_Objective_. Go through the listing below and gather every line with the word "React".
START
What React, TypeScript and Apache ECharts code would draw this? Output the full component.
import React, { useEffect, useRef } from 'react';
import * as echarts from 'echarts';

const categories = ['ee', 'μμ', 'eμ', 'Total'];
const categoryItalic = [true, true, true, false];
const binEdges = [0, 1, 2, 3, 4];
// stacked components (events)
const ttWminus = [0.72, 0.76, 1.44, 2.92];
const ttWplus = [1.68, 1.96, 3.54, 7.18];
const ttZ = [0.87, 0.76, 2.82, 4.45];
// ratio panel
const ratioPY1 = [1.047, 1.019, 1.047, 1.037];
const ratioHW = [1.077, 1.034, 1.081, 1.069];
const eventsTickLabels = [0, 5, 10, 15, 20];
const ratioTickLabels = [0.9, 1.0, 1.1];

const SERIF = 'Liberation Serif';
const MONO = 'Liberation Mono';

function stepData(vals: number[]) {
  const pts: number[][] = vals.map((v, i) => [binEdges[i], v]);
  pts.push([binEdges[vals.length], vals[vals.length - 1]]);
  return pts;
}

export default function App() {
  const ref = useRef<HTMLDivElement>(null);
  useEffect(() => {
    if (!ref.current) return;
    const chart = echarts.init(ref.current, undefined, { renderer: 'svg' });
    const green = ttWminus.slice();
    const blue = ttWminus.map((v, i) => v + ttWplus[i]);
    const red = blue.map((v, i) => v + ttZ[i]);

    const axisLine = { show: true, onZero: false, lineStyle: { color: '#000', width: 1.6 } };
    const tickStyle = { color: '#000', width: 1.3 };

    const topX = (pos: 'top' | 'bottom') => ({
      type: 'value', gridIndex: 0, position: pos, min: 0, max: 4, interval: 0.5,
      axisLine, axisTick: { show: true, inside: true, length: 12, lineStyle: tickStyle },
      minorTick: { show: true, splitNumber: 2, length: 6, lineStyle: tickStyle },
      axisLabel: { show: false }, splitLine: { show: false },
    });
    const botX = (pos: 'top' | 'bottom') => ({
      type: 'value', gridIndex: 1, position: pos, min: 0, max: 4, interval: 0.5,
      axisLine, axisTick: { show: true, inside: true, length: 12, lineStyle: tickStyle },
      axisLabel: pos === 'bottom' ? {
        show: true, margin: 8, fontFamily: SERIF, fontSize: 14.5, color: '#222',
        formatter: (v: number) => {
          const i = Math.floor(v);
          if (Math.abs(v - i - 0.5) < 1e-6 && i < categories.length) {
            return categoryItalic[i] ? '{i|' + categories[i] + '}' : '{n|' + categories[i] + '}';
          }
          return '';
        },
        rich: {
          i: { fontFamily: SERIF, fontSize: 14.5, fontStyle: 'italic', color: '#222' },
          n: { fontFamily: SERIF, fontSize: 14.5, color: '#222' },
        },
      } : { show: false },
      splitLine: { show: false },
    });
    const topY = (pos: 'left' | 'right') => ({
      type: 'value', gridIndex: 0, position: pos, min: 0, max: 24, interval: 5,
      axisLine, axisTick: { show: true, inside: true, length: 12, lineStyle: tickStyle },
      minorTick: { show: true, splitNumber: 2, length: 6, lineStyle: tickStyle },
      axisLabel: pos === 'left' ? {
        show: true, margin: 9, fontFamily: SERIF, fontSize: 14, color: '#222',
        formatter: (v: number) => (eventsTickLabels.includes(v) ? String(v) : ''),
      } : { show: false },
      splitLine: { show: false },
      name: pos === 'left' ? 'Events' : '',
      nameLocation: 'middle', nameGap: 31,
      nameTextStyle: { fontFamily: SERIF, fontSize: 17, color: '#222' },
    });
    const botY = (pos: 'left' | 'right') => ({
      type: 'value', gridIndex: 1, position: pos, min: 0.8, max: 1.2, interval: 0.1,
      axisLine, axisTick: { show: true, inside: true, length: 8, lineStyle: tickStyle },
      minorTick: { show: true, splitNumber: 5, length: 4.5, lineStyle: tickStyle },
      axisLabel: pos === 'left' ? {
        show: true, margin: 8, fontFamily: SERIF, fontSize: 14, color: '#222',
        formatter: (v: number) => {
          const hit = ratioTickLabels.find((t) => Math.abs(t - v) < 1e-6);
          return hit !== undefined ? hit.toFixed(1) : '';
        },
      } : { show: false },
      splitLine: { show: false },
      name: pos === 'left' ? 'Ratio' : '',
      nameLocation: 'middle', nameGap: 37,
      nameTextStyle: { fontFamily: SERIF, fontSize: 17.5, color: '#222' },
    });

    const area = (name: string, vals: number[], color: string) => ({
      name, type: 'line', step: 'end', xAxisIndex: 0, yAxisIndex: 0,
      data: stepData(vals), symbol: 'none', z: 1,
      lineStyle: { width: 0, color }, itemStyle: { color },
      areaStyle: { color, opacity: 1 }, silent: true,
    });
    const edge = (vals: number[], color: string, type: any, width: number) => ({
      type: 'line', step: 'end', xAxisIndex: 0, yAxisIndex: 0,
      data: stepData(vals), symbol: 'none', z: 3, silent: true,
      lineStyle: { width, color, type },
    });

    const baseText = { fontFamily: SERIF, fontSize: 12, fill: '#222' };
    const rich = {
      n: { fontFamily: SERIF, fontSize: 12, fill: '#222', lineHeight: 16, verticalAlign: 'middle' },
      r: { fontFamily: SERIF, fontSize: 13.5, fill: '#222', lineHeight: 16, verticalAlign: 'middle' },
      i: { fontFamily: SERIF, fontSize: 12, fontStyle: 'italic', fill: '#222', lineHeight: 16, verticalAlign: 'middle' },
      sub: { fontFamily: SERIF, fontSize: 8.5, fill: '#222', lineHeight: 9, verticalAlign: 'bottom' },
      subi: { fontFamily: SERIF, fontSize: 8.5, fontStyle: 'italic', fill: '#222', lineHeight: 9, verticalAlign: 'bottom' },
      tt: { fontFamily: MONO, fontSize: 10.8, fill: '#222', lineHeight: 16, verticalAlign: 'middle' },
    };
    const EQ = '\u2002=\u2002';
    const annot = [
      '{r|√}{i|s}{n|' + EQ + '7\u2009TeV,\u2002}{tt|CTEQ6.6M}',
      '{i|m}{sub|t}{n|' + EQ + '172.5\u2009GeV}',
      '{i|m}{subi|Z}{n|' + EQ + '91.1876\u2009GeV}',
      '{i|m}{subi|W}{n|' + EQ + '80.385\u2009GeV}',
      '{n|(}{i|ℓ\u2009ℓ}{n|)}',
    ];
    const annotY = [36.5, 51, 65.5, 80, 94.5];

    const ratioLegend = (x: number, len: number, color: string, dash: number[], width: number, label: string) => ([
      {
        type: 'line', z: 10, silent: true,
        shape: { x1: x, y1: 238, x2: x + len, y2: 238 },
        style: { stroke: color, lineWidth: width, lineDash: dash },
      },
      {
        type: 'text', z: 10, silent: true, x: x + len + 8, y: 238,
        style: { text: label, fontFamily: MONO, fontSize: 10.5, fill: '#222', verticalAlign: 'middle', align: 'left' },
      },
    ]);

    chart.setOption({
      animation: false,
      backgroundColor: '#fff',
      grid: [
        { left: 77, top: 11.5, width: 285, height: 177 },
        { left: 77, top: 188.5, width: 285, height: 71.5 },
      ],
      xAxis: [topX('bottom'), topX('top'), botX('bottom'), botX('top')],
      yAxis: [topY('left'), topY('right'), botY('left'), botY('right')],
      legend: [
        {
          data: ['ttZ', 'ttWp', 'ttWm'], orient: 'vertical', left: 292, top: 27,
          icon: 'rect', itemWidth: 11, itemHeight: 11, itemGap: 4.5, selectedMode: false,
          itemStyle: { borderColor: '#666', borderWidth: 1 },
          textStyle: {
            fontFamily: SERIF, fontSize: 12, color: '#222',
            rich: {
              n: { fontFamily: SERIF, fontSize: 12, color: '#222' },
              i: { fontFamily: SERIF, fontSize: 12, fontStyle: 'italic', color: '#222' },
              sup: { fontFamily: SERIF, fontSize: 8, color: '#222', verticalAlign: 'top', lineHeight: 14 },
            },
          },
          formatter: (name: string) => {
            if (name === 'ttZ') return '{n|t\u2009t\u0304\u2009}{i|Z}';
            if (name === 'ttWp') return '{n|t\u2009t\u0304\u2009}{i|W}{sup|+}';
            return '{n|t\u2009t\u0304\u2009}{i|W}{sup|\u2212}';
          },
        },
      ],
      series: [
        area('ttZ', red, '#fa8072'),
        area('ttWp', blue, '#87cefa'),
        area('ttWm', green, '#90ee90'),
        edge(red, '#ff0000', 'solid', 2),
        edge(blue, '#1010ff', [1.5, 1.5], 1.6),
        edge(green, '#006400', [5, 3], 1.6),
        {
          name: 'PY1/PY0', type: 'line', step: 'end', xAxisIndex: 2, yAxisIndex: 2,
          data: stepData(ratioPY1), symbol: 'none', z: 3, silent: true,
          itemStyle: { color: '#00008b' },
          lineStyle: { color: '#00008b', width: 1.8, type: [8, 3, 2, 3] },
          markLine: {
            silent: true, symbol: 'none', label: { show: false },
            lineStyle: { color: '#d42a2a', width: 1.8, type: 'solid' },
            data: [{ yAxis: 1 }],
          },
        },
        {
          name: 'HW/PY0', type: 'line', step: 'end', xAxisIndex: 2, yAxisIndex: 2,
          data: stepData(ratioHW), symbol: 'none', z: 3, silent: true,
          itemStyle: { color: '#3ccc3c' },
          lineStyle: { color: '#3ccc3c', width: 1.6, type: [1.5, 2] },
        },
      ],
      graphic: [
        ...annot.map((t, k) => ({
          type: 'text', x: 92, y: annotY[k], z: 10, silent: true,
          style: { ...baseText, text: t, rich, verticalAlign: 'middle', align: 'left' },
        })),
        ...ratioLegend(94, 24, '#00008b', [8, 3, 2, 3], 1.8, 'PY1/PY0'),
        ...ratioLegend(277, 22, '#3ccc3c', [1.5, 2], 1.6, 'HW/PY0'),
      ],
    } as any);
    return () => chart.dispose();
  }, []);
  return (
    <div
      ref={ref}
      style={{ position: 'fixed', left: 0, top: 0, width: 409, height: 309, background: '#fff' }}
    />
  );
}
END
START
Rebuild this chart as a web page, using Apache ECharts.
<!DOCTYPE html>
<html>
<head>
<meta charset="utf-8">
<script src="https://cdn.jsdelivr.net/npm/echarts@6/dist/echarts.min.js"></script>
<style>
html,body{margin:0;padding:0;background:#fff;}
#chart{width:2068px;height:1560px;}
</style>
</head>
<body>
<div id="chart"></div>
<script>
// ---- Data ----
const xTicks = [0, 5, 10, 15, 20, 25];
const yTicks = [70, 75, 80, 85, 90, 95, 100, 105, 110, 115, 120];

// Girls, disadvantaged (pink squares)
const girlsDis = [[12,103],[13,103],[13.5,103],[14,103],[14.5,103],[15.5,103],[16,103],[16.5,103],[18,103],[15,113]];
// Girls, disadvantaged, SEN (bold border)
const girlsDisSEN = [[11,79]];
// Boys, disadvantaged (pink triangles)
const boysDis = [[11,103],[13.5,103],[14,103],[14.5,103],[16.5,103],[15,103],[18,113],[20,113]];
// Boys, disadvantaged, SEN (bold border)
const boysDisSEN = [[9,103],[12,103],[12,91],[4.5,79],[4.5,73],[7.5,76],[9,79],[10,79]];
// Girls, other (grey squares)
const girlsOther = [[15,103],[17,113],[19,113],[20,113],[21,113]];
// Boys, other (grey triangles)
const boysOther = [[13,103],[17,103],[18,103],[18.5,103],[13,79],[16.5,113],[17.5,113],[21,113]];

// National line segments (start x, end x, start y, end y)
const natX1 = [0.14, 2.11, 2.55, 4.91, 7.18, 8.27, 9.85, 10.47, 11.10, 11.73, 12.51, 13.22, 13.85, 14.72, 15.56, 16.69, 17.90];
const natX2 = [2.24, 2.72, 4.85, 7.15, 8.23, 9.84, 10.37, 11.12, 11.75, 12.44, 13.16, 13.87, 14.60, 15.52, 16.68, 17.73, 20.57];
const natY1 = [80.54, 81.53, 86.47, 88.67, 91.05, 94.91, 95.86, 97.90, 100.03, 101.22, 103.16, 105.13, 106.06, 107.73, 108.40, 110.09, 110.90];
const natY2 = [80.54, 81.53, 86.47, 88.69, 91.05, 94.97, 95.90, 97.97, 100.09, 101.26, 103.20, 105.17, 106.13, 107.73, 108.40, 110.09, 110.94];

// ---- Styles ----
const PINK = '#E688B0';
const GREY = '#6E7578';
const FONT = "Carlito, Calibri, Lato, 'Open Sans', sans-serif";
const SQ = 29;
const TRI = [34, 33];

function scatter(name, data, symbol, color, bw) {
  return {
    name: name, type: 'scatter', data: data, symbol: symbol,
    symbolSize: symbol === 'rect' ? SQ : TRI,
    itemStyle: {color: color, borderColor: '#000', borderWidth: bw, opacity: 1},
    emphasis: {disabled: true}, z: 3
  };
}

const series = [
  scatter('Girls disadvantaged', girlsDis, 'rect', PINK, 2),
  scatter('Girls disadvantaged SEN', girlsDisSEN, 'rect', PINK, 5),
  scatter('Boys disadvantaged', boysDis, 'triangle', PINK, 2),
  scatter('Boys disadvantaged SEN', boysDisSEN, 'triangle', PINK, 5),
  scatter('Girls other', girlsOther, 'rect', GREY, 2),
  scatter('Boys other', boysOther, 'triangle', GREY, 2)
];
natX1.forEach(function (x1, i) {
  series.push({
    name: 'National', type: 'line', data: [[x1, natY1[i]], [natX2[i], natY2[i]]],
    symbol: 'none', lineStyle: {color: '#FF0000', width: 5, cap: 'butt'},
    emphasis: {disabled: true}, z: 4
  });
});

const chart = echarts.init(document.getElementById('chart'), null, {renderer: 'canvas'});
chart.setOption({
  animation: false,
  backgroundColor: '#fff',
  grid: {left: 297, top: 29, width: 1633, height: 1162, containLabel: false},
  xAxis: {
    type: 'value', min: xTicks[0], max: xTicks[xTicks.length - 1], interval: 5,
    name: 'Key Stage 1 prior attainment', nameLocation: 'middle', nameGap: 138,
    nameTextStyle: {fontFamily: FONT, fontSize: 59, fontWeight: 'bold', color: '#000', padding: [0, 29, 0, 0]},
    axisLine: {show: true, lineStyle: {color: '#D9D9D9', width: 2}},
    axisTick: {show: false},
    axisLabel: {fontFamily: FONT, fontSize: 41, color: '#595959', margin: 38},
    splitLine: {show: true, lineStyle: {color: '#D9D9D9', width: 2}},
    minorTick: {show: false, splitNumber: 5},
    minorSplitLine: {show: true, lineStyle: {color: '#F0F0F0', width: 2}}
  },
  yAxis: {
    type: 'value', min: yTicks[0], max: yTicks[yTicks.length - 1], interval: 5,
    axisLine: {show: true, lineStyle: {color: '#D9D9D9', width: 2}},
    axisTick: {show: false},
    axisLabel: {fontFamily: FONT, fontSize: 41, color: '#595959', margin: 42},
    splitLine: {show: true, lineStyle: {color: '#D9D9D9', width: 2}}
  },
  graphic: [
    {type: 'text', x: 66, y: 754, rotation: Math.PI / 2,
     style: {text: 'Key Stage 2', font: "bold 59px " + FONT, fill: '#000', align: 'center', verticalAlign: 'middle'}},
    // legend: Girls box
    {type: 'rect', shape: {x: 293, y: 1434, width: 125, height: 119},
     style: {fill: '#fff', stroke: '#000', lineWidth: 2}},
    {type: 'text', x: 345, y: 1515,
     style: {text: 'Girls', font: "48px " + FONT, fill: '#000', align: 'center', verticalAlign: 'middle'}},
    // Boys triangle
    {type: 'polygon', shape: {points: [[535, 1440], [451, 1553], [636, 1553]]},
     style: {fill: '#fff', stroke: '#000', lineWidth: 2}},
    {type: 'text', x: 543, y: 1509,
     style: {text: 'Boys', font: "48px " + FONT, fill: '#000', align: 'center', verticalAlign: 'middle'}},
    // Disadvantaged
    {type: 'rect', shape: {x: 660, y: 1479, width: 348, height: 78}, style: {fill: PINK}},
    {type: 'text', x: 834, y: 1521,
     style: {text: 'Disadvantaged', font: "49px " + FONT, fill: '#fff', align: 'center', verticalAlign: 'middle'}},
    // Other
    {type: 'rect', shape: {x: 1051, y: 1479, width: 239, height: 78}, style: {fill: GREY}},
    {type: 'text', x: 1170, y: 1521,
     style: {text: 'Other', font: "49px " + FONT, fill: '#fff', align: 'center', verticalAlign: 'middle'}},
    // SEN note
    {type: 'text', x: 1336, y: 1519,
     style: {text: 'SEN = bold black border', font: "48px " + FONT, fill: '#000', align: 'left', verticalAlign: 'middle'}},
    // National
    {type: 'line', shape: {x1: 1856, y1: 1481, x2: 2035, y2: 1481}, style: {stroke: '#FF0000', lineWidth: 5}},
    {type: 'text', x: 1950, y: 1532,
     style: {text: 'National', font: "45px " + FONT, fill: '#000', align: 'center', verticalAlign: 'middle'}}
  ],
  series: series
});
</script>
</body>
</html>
END
_Response_.
What React, TypeScript and Apache ECharts code would draw this? Output the full component.
import React, { useEffect, useRef } from 'react';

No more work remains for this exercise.